The thorny question remains: how do we define fairness? Machine learning researchers are now joining a discussion previously led by philosophers and legal scholars. A seminal study led by the Harvard computer scientist Cynthia Dwork proposed two notions of fairness. Group fairness means making similar decisions for one group compared to another, while individual fairness means making similar decisions for individuals who are similar. The two notions of fairness are potentially in tension: group fairness promotes equal outcomes for each group regardless of the characteristics of the individuals that make up the groups, while individual fairness provides individuals who are similar with equal treatment regardless of their group membership.

Transforming data to achieve fairness

Machine learning algorithms learn from previous examples. One approach to ensuring fairness is to transform the data accessed by the algorithm. The idea is to remove information about group membership (e.g. gender, race) from the data to protect particular groups from discrimination. However, it is typically not as simple as removing a single column in the data, since it may be possible to infer group membership from the other columns. A classic example is the historic practice of ‘redlining’, where decision-making based on loan applicants’ neighbourhood was used as a proxy for racial discrimination.

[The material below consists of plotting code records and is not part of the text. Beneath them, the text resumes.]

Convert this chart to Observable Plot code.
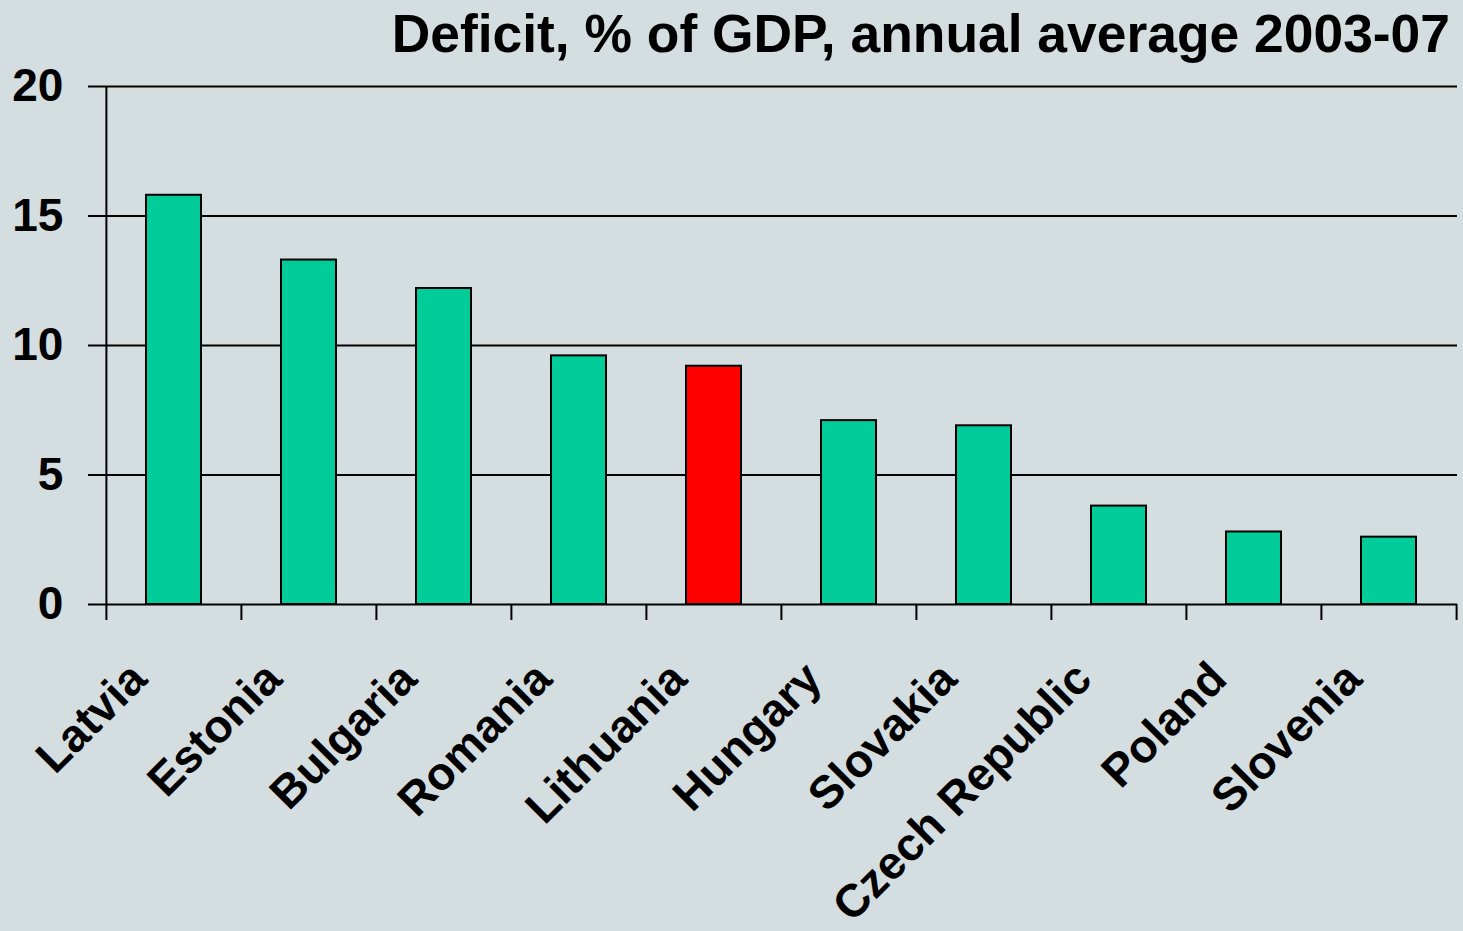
<!DOCTYPE html>
<html>
<head>
<meta charset="utf-8">
<script src="https://cdn.jsdelivr.net/npm/d3@7"></script>
<script src="https://cdn.jsdelivr.net/npm/@observablehq/plot@0.6"></script>
<style>
  html, body { margin: 0; padding: 0; background: #d4dddf; }
  #title {
    box-sizing: border-box;
    height: 58px;
    padding-top: 7px;
    padding-right: 13px;
    text-align: right;
    font: bold 53.4px "Liberation Sans", Arial, sans-serif;
    line-height: 53px;
    color: #000;
    white-space: nowrap;
  }
  svg { display: block; }
</style>
</head>
<body>
<div id="title">Deficit, % of GDP, annual average 2003-07</div>
<div id="chart"></div>
<script>
const countries = ["Latvia", "Estonia", "Bulgaria", "Romania", "Lithuania", "Hungary", "Slovakia", "Czech Republic", "Poland", "Slovenia"];
const deficit = [15.8, 13.3, 12.2, 9.6, 9.2, 7.1, 6.9, 3.8, 2.8, 2.6];
const highlighted = "Lithuania";
const yTicks = [0, 5, 10, 15, 20];
const yDomain = [0, 20];

const data = countries.map((c, i) => ({country: c, value: deficit[i]}));

const width = 1463, height = 873;
const marginLeft = 105, marginRight = 6, marginTop = 28, marginBottom = 327;
const step = (width - marginLeft - marginRight) / countries.length;
const pxPerUnit = (height - marginTop - marginBottom) / (yDomain[1] - yDomain[0]);
const tickLenUnits = 16 / pxPerUnit;
const font = "'Liberation Sans', Arial, sans-serif";

const chart = Plot.plot({
  width, height, marginLeft, marginRight, marginTop, marginBottom,
  style: {background: "transparent", fontFamily: font, fontWeight: "bold", color: "#000"},
  x: {domain: countries, paddingInner: 0.593, paddingOuter: 0.2965, axis: null},
  y: {domain: yDomain, axis: null},
  marks: [
    // gridlines (extend left as tick marks)
    Plot.ruleY(yTicks, {stroke: "#000", strokeWidth: 2, insetLeft: -17}),
    // y axis line
    Plot.ruleX([countries[0]], {x: d => d, dx: -step / 2, y1: yDomain[1], y2: -tickLenUnits, stroke: "#000", strokeWidth: 2}),
    // category boundary ticks
    Plot.ruleX(countries.slice(1), {x: d => d, dx: -step / 2, y1: 0, y2: -tickLenUnits, stroke: "#000", strokeWidth: 2}),
    Plot.ruleX([countries[countries.length - 1]], {x: d => d, dx: step / 2, y1: 0, y2: -tickLenUnits, stroke: "#000", strokeWidth: 2}),
    // bars
    Plot.barY(data, {x: "country", y: "value", fill: d => d.country === highlighted ? "#ff0000" : "#00cc99", stroke: "#000", strokeWidth: 2}),
    // y tick labels
    Plot.text(yTicks, {x: () => countries[0], y: d => d, text: d => String(d), dx: -step / 2 - 43, textAnchor: "end", fontSize: 46, fontWeight: "bold", fill: "#000"}),
    // x category labels
    Plot.text(countries, {x: d => d, y: () => 0, text: d => d, rotate: -45, textAnchor: "end", lineAnchor: "bottom", dx: -25, dy: 77, fontSize: 46, fontWeight: "bold", fill: "#000"})
  ]
});
document.getElementById("chart").appendChild(chart);
</script>
</body>
</html>
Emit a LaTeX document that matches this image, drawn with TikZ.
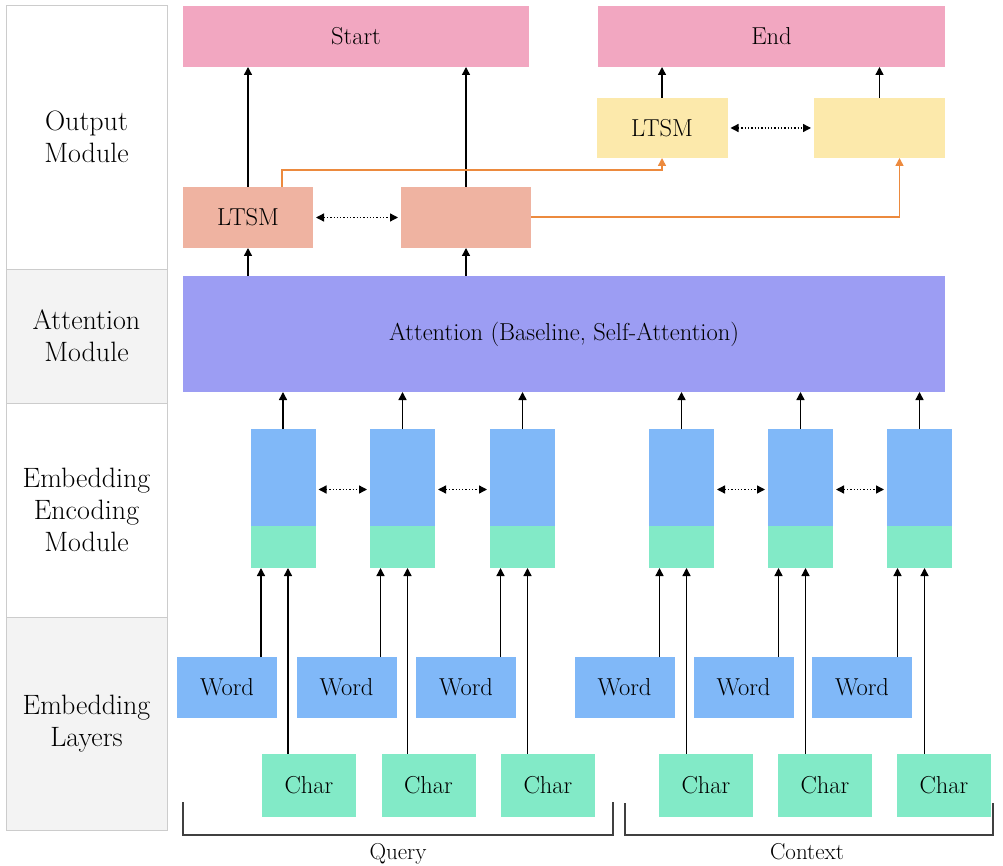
\documentclass[tikz,border=0pt]{standalone}
\usepackage{fontspec}
\setmainfont{Latin Modern Roman}
\usetikzlibrary{arrows.meta,calc}
\definecolor{pinkc}{HTML}{F2A7C1}
\definecolor{salmonc}{HTML}{EFB3A1}
\definecolor{yellowc}{HTML}{FCE9AB}
\definecolor{attc}{HTML}{9C9DF3}
\definecolor{bluec}{HTML}{80B8F8}
\definecolor{greenc}{HTML}{82EAC7}
\definecolor{grayc}{HTML}{F3F3F3}
\definecolor{borderc}{HTML}{CCCCCC}
\definecolor{orangec}{HTML}{EC8A3E}
\begin{document}
\begin{tikzpicture}[x=1pt,y=-1pt,
  box/.style={draw=none,inner sep=0pt,outer sep=0pt,font=\fontsize{24.5}{29}\selectfont},
  lab/.style={draw=borderc,line width=0.8pt,inner sep=0pt,outer sep=0pt,minimum width=161pt,align=center,font=\fontsize{28}{32}\selectfont},
  arr/.style={line width=1.4pt,-{Triangle[length=8pt,width=8pt]}},
  darr/.style={line width=1.3pt,dotted,{Triangle[length=8pt,width=8pt]}-{Triangle[length=8pt,width=8pt]},shorten <=3pt,shorten >=3pt},
  oarr/.style={line width=1.5pt,draw=orangec,-{Triangle[length=8pt,width=8pt]},color=orangec},
  brk/.style={line width=1.3pt,draw=black!75}
]
\useasboundingbox (0,0) rectangle (1003,866);
% left labels
\node[lab,fill=white,minimum height=264pt] (l1) at (86.5,137) {Output\\Module};
\node[lab,fill=grayc,minimum height=134pt] (l2) at (86.5,336) {Attention\\Module};
\node[lab,fill=white,minimum height=214pt] (l3) at (86.5,510) {Embedding\\Encoding\\Module};
\node[lab,fill=grayc,minimum height=213pt] (l4) at (86.5,723.5) {Embedding\\Layers};
% output
\node[box,fill=pinkc,minimum width=346pt,minimum height=61pt] (start) at (356,36.5) {Start};
\node[box,fill=pinkc,minimum width=347pt,minimum height=61pt] (end) at (771.5,36.5) {End};
\node[box,fill=salmonc,minimum width=130pt,minimum height=61pt] (s1) at (248,217.5) {LTSM};
\node[box,fill=salmonc,minimum width=130pt,minimum height=61pt] (s2) at (466,217.5) {};
\node[box,fill=yellowc,minimum width=131pt,minimum height=60pt] (y1) at (662,128) {LTSM};
\node[box,fill=yellowc,minimum width=131pt,minimum height=60pt] (y2) at (879.5,128) {};
\node[box,fill=attc,minimum width=762pt,minimum height=116pt] (att) at (564,334) {Attention (Baseline, Self-Attention)};
% encoders, words, chars
\foreach \i/\ex/\wx/\cx in {1/283/227/309, 2/402.5/346.5/428.5, 3/522.5/466/548, 4/681.5/624.5/706, 5/800.5/743.5/825, 6/919.5/862/944}{
  \node[box,fill=bluec,minimum width=65pt,minimum height=97pt] (e\i) at (\ex,477.5) {};
  \node[box,fill=greenc,minimum width=65pt,minimum height=42pt] (g\i) at (\ex,547) {};
  \node[box,fill=bluec,minimum width=100pt,minimum height=61pt] (w\i) at (\wx,687.5) {Word};
  \node[box,fill=greenc,minimum width=94pt,minimum height=63pt] (c\i) at (\cx,785) {Char};
  \coordinate (ga\i) at ([xshift=-22pt]g\i.south);
  \coordinate (gb\i) at ([xshift=5pt]g\i.south);
  \draw[arr] (ga\i |- w\i.north) -- (ga\i);
  \draw[arr] (gb\i |- c\i.north) -- (gb\i);
  \draw[arr] (e\i.north) -- (e\i.north |- att.south);
}
\foreach \a/\b in {1/2,2/3,4/5,5/6}{
  \draw[darr] ([yshift=-12pt]e\a.east) -- ([yshift=-12pt]e\b.west);
}
% attention to lstm
\draw[arr] (s1.south |- att.north) -- (s1.south);
\draw[arr] (s2.south |- att.north) -- (s2.south);
\draw[arr] (s1.north) -- (s1.north |- start.south);
\draw[arr] (s2.north) -- (s2.north |- start.south);
\draw[arr] (y1.north) -- (y1.north |- end.south);
\draw[arr] (y2.north) -- (y2.north |- end.south);
\draw[darr] (s1.east) -- (s2.west);
\draw[darr] (y1.east) -- (y2.west);
% orange
\coordinate (o1) at ([xshift=34pt]s1.north);
\coordinate (o2) at ([xshift=20pt]y2.south);
\coordinate (o3) at ([yshift=0.5pt]s2.east);
\draw[oarr] (o1) -- ++(0,-17) -| (y1.south);
\draw[oarr] (o3) -| (o2);
% brackets
\coordinate (qa) at (183,802);
\coordinate (qb) at (613,802);
\coordinate (ca) at (625,803);
\coordinate (cb) at (993,803);
\draw[brk] (qa) -- (183,835) -- (613,835) -- (qb);
\draw[brk] (ca) -- (625,835) -- (993,835) -- (cb);
\node[box,anchor=base,font=\fontsize{23}{27}\selectfont] (q) at (398,859) {Query};
\node[box,anchor=base,font=\fontsize{23}{27}\selectfont] (ctx) at (807,859) {Context};
\end{tikzpicture}
\end{document}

Machine learning methods such as neural networks may be used to transform data so that membership of a particular protected group can no longer be inferred. For a given data transformation, it is possible to quantify the extent to which it improves group fairness, as well its impact on individual fairness and the usefulness of the transformed data. This kind of guarantee can allow a regulator to approve the transformed data prior to its use in decision-making. Even if the decision-maker attempts to discriminate against a particular protected group, their ability to do so will be limited because the required information has been removed by the data transformation.

Code-ready fairness

Traditionally, fairness has been ‘codified’ in rather general terms in our legal system, and enforcement has relied upon a common understanding of fairness across society. But computers lag behind us on qualitative reasoning abilities. Our new challenge is to provide definitions of fairness that are precise enough to be embedded in computer code.